Written exercise:
Copy out each line of the data that holds the word "matplotlib".

Data shown:
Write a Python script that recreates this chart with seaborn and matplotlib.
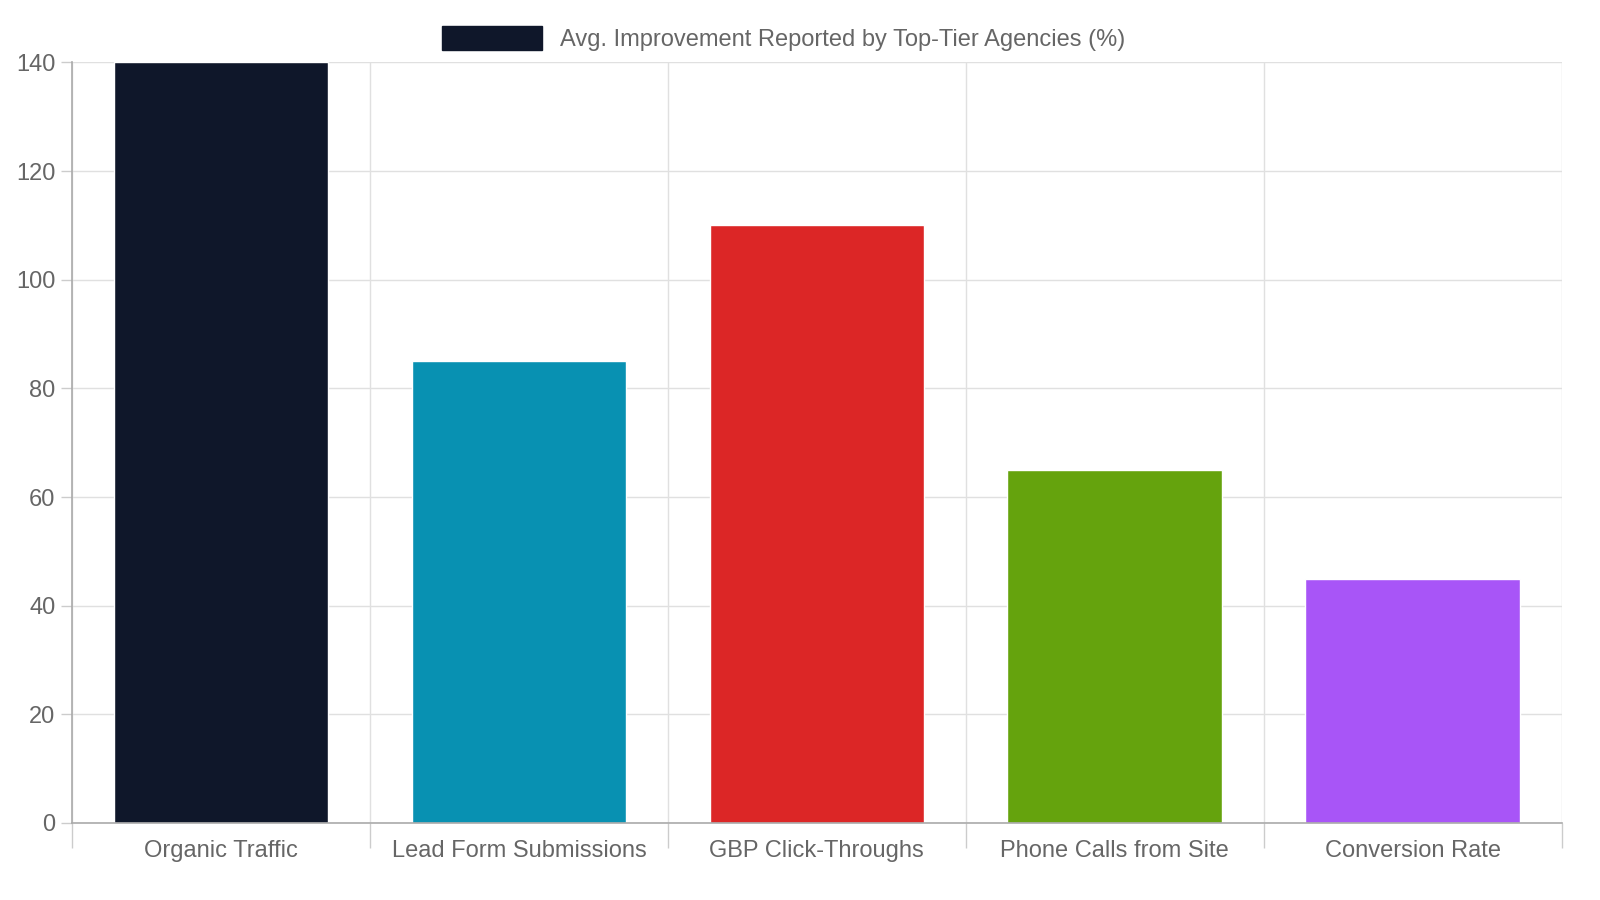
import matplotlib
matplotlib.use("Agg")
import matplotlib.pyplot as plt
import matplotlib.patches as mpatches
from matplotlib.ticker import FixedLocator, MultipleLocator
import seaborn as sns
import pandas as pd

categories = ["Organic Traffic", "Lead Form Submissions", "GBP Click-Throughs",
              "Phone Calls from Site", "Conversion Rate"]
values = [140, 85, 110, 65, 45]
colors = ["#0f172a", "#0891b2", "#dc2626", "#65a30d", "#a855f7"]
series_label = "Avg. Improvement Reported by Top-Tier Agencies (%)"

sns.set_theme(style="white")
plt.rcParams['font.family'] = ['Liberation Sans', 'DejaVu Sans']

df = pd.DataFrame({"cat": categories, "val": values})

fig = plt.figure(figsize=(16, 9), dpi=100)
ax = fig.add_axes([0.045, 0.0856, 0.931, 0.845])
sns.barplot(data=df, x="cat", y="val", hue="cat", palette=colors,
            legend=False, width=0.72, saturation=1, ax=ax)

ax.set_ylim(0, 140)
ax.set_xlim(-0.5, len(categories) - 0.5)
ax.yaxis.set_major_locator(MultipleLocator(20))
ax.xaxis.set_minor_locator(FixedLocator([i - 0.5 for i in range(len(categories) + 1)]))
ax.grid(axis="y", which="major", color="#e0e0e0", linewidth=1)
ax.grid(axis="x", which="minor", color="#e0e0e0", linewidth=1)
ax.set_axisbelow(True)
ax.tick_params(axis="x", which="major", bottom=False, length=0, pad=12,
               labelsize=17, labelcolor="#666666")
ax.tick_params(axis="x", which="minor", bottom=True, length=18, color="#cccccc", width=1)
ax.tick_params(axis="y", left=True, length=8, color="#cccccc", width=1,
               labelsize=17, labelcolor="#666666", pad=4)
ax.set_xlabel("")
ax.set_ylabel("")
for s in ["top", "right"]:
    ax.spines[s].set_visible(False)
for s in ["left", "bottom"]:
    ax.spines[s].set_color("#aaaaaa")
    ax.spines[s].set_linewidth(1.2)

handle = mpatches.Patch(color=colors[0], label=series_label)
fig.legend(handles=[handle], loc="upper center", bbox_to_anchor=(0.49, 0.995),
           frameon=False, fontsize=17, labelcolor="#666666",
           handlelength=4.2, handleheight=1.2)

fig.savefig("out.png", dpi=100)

Correct response:
Write a Python script that recreates this chart with seaborn and matplotlib.
import matplotlib
matplotlib.use("Agg")
import matplotlib.pyplot as plt
import matplotlib.patches as mpatches
from matplotlib.ticker import FixedLocator, MultipleLocator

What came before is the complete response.